1 teaspoon caraway seeds

Rind from 1/2 lemon (use juice to keep apples white)

1/4 cup uncooked rice

1 teaspoon molasses

1 teaspoon cider vinegar

1/2 teaspoon chopped capers

12 to 16 ounces strudel dough (phyllo may be substituted)

Cut out stem of whole cabbage. Dip into boiling water to aid in carefully removing the individual leaves. Cut out any core or thick part of leaves.

Put leaves in a large pan. Pour in white wine. Drizzle with 2 tablespoons butter. Season with salt and pepper. Bring to a boil. Cover tightly and place in a 325-degree oven for 30 minutes. Drain and reserve cabbage.

Saute' bacon to render fat. Add onion and cook until lightly caramelized. Add apple and continue cooking for 3 to 4 more minutes. Remove from heat and mix in caraway, lemon rind, rice, molasses, vinegar, capers and salt and pepper to taste. Set aside to cool.

If using strudel dough, on a floured cloth or napkin, roll out dough to approximately 18 inches by 24 inches. Layer the cabbage over the bottom half of the rectangle. Spread onion mixture evenly over the cabbage. Brush the entire rectangle of dough lightly with about 3 tablespoons melted butter, using more butter if necessary.

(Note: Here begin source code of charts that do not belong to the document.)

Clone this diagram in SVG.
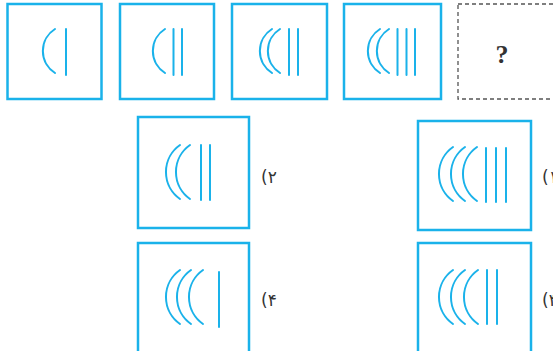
<svg xmlns="http://www.w3.org/2000/svg" xmlns:xlink="http://www.w3.org/1999/xlink" width="553" height="351" viewBox="0 0 553 351">
<style>
.box{fill:none;stroke:#1ab2ea;stroke-width:2.5}
.dash{fill:none;stroke:#555;stroke-width:1.3;stroke-dasharray:4,3}
.ln{fill:none;stroke:#1ab2ea;stroke-width:2;stroke-linecap:round}
.lbl{font-family:"DejaVu Sans",sans-serif;font-size:17px;fill:#333}
.q{font-family:"Liberation Serif",serif;font-weight:bold;font-size:26px;fill:#333}
</style>
<defs>
<path id="a1" class="ln" d="M0,0 A26,26 0 0 0 0,44"/>
<path id="a2" class="ln" d="M0,0 A33,33 0 0 0 0,54"/>
</defs>
<rect width="553" height="351" fill="#fff"/>
<g id="f1">
<rect class="box" x="7.5" y="4" width="94" height="95"/>
<use xlink:href="#a1" x="55" y="29"/>
<line class="ln" x1="66" y1="29" x2="66" y2="75"/>
</g>
<g id="f2">
<rect class="box" x="120" y="4" width="94" height="95"/>
<use xlink:href="#a1" x="165" y="29"/>
<line class="ln" x1="173.5" y1="29" x2="173.5" y2="75"/>
<line class="ln" x1="182" y1="29" x2="182" y2="75"/>
</g>
<g id="f3">
<rect class="box" x="232" y="4" width="95" height="95"/>
<use xlink:href="#a1" x="272" y="29"/>
<use xlink:href="#a1" x="280" y="29"/>
<line class="ln" x1="289" y1="29" x2="289" y2="75"/>
<line class="ln" x1="298" y1="29" x2="298" y2="75"/>
</g>
<g id="f4">
<rect class="box" x="344" y="4" width="97" height="95"/>
<use xlink:href="#a1" x="380" y="29"/>
<use xlink:href="#a1" x="389" y="29"/>
<line class="ln" x1="397.5" y1="29" x2="397.5" y2="75"/>
<line class="ln" x1="406.5" y1="29" x2="406.5" y2="75"/>
<line class="ln" x1="415" y1="29" x2="415" y2="75"/>
</g>
<g id="f5">
<rect class="dash" x="458" y="4" width="100" height="95"/>
<text class="q" x="502" y="63" text-anchor="middle">?</text>
</g>
<g id="opt2">
<rect class="box" x="138" y="117" width="111" height="111"/>
<use xlink:href="#a2" x="180" y="145"/>
<use xlink:href="#a2" x="190" y="145"/>
<line class="ln" x1="201" y1="145" x2="201" y2="200"/>
<line class="ln" x1="210" y1="145" x2="210" y2="200"/>
<text class="lbl" x="261" y="183">(۲</text>
</g>
<g id="opt1">
<rect class="box" x="418" y="121" width="113" height="109"/>
<use xlink:href="#a2" x="453" y="147"/>
<use xlink:href="#a2" x="465" y="147"/>
<use xlink:href="#a2" x="477" y="147"/>
<line class="ln" x1="486" y1="148" x2="486" y2="202"/>
<line class="ln" x1="496" y1="148" x2="496" y2="202"/>
<line class="ln" x1="506" y1="148" x2="506" y2="202"/>
<text class="lbl" x="542" y="183">(۱</text>
</g>
<g id="opt4">
<rect class="box" x="138" y="243" width="111" height="120"/>
<use xlink:href="#a2" x="180" y="270"/>
<use xlink:href="#a2" x="191" y="270"/>
<use xlink:href="#a2" x="203" y="270"/>
<line class="ln" x1="219" y1="272" x2="219" y2="327"/>
<text class="lbl" x="261" y="306">(۴</text>
</g>
<g id="opt3">
<rect class="box" x="418" y="243" width="113" height="120"/>
<use xlink:href="#a2" x="453" y="270"/>
<use xlink:href="#a2" x="465" y="270"/>
<use xlink:href="#a2" x="478" y="270"/>
<line class="ln" x1="487" y1="270" x2="487" y2="324"/>
<line class="ln" x1="497" y1="270" x2="497" y2="324"/>
<text class="lbl" x="542" y="306">(۳</text>
</g>
<g id="connectors"/>
</svg>
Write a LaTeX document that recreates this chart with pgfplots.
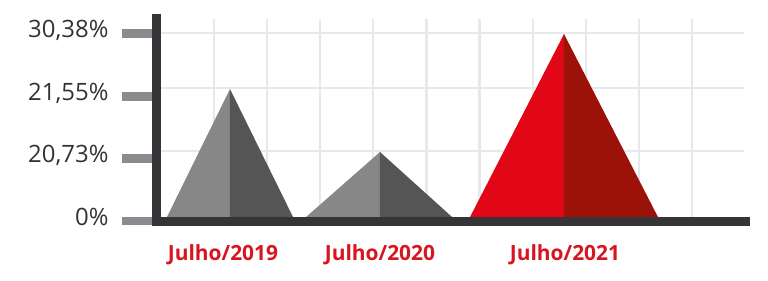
\documentclass[border=0pt]{standalone}
\usepackage{fontspec}
\setmainfont{Open Sans}
\usepackage{pgfplots}
\pgfplotsset{compat=1.18}
\definecolor{axisdark}{HTML}{353537}
\definecolor{tickgray}{HTML}{8B8B8F}
\definecolor{gridc}{HTML}{E6E8EB}
\definecolor{labdark}{HTML}{333333}
\definecolor{labred}{HTML}{D8151F}
\definecolor{grayL}{HTML}{878787}
\definecolor{grayD}{HTML}{555555}
\definecolor{redL}{HTML}{E10717}
\definecolor{redD}{HTML}{9C1208}
\begin{document}
\begin{tikzpicture}
\path[use as bounding box] (-157bp,-60bp) rectangle (611bp,221bp);
\begin{axis}[
  x=1bp, y=1bp, anchor=origin, at={(0,0)},
  xmin=157, xmax=745.5, ymin=0, ymax=202.75,
  axis x line*=bottom, axis y line*=left,
  axis line style={draw=none},
  clip=false,
  ytick={0,62.5,124.5,187.5},
  yticklabels={0\%,{20,73\%},{21,55\%},{30,38\%}},
  xtick={223,380,565},
  xticklabels={Julho/2019,Julho/2020,Julho/2021},
  x tick style={draw=none},
  y tick style={line width=8.5bp, color=tickgray, xshift=-4bp},
  tick align=outside,
  major tick length=31bp,
  yticklabel style={font=\fontsize{24}{24}\selectfont, text=labdark, anchor=base east, xshift=-14bp, yshift=-4bp},
  xticklabel style={font=\bfseries\fontsize{21}{21}\selectfont, text=labred, anchor=base, yshift=-8bp},
]
% grid
\pgfplotsinvokeforeach{214.1,267.2,320.3,373.4,426.5,479.6,532.7,585.8,638.9,692}{
  \addplot[gridc, line width=2.2bp, forget plot] coordinates {(#1,4) (#1,202)};
}
\pgfplotsinvokeforeach{188,133,70}{
  \addplot[gridc, line width=2.2bp, forget plot] coordinates {(161,#1) (744,#1)};
}
% triangles (left lighter half, right darker half)
\addplot[fill=grayL, draw=none] coordinates {(165,0) (230,132) (230,0)} -- cycle;
\addplot[fill=grayD, draw=none] coordinates {(230,0) (230,132) (295,0)} -- cycle;
\addplot[fill=grayL, draw=none] coordinates {(301.5,0) (380,69) (380,0)} -- cycle;
\addplot[fill=grayD, draw=none] coordinates {(380,0) (380,69) (456.5,0)} -- cycle;
\addplot[fill=redL, draw=none] coordinates {(468,0) (564,187) (564,0)} -- cycle;
\addplot[fill=redD, draw=none] coordinates {(564,0) (564,187) (660,0)} -- cycle;
% axis lines
\addplot[axisdark, line width=9bp, line cap=rect] coordinates {(157,202.75) (157,0) (745.5,0)};
\end{axis}
\end{tikzpicture}
\end{document}
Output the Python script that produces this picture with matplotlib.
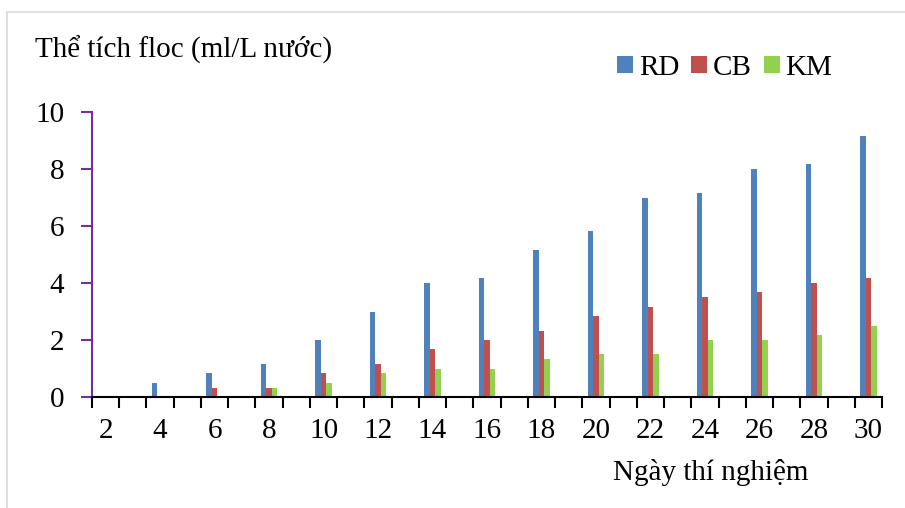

Roll into a long spiral by lifting the cloth slowly, allowing the strudel to roll itself up. Keep stretching the sides while rolling. Pinch off the ends to seal.

If using phyllo dough, layer leaves into 2 stacks, brushing each layer with melted butter. Layer half of cabbage over each stack of phyllo, then spread half of onion mixture evenly over each. Roll up, tucking in the ends of the dough as you go.

Brush surface of strudel or phyllo with 3 tablespoons melted butter. Bake at 350 degrees for 40 minutes. Slice into 1-inch slices.